Itu saya ketahui dari pengalaman saya waktu bekerja di Nias.
Tahun 2010 saya diutus perusahaan untuk mengepalai operasi marketing di pulau tersebut, dan seluruh wilayah yang dulunya disebut keresidenan Tapanuli. Tugas saya: meracuni generasi muda dengan rokok. (Saya tidak bangga dengan masa lalu ini.)

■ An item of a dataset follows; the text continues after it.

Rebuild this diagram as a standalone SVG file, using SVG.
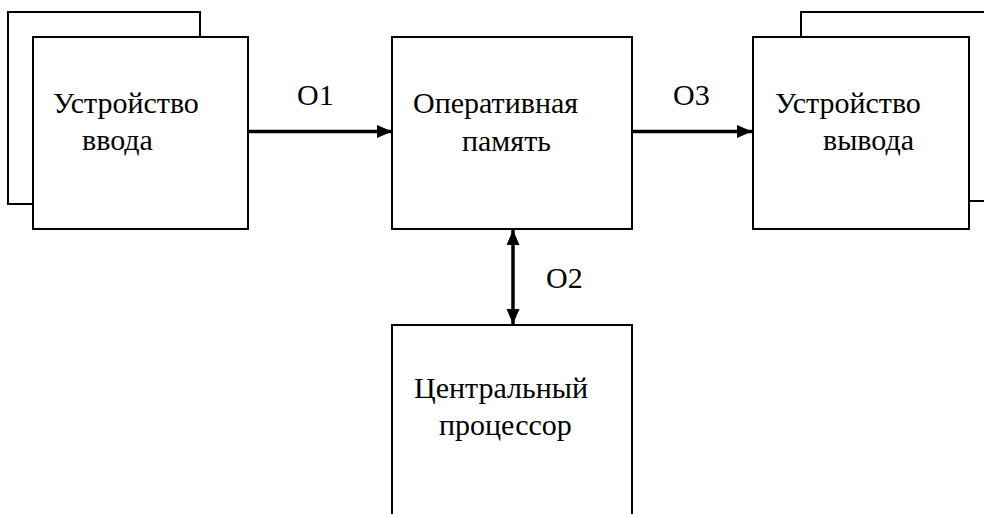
<svg xmlns="http://www.w3.org/2000/svg" width="984" height="514" viewBox="0 0 984 514">
  <style>
    .box { fill: #ffffff; stroke: #000000; stroke-width: 2; }
    .lbl { font-family: "Liberation Serif", "DejaVu Serif", serif; font-size: 30px; fill: #000000; }
    .conn { stroke: #000000; stroke-width: 3.5; fill: none; }
  </style>
  <defs>
    <marker id="arrow" markerUnits="userSpaceOnUse" markerWidth="16" markerHeight="14" refX="15" refY="6.5" orient="auto-start-reverse">
      <path d="M0,0 L15,6.5 L0,13 z" fill="#000000"/>
    </marker>
  </defs>
  <rect x="0" y="0" width="984" height="514" fill="#ffffff"/>

  <g id="input-device">
    <rect class="box" x="8" y="12" width="192" height="192"/>
    <rect class="box" x="33" y="37" width="215" height="192"/>
    <text class="lbl" x="53" y="113">Устройство</text>
    <text class="lbl" x="82" y="150">ввода</text>
  </g>

  <g id="ram">
    <rect class="box" x="392" y="37" width="240" height="192"/>
    <text class="lbl" x="413" y="113">Оперативная</text>
    <text class="lbl" x="462" y="151">память</text>
  </g>

  <g id="output-device">
    <rect class="box" x="801" y="12" width="200" height="189"/>
    <rect class="box" x="753" y="37" width="216" height="192"/>
    <text class="lbl" x="775" y="113">Устройство</text>
    <text class="lbl" x="823" y="150">вывода</text>
  </g>

  <g id="cpu">
    <rect class="box" x="392" y="325" width="240" height="250"/>
    <text class="lbl" x="414" y="398">Центральный</text>
    <text class="lbl" x="439" y="435">процессор</text>
  </g>

  <g id="connectors">
    <line class="conn" x1="249" y1="131.5" x2="392" y2="131.5" marker-end="url(#arrow)"/>
    <text class="lbl" x="297" y="105">O1</text>
    <line class="conn" x1="633" y1="131.5" x2="752" y2="131.5" marker-end="url(#arrow)"/>
    <text class="lbl" x="673" y="105">O3</text>
    <line class="conn" x1="513" y1="230" x2="513" y2="324" marker-start="url(#arrow)" marker-end="url(#arrow)"/>
    <text class="lbl" x="546" y="288">O2</text>
  </g>
</svg>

Suatu kali di kantor cabang tersebut diadakan sebuah acara syukuran dalam rangka launching produk baru. Tim Nias berinisiatif merekam sebuah video yel-yel untuk menunjukkan ke kantor pusat semangat mereka dalam mensukseskan launching tersebut. Di dalam video pendek tersebut mereka menyanyikan sebuah lagu daerah sambil membawakan tari Maena.
Berikut adalah lirik lagunya.
Mi fo lala sa laoda
(Silakan mempelai laki-laki)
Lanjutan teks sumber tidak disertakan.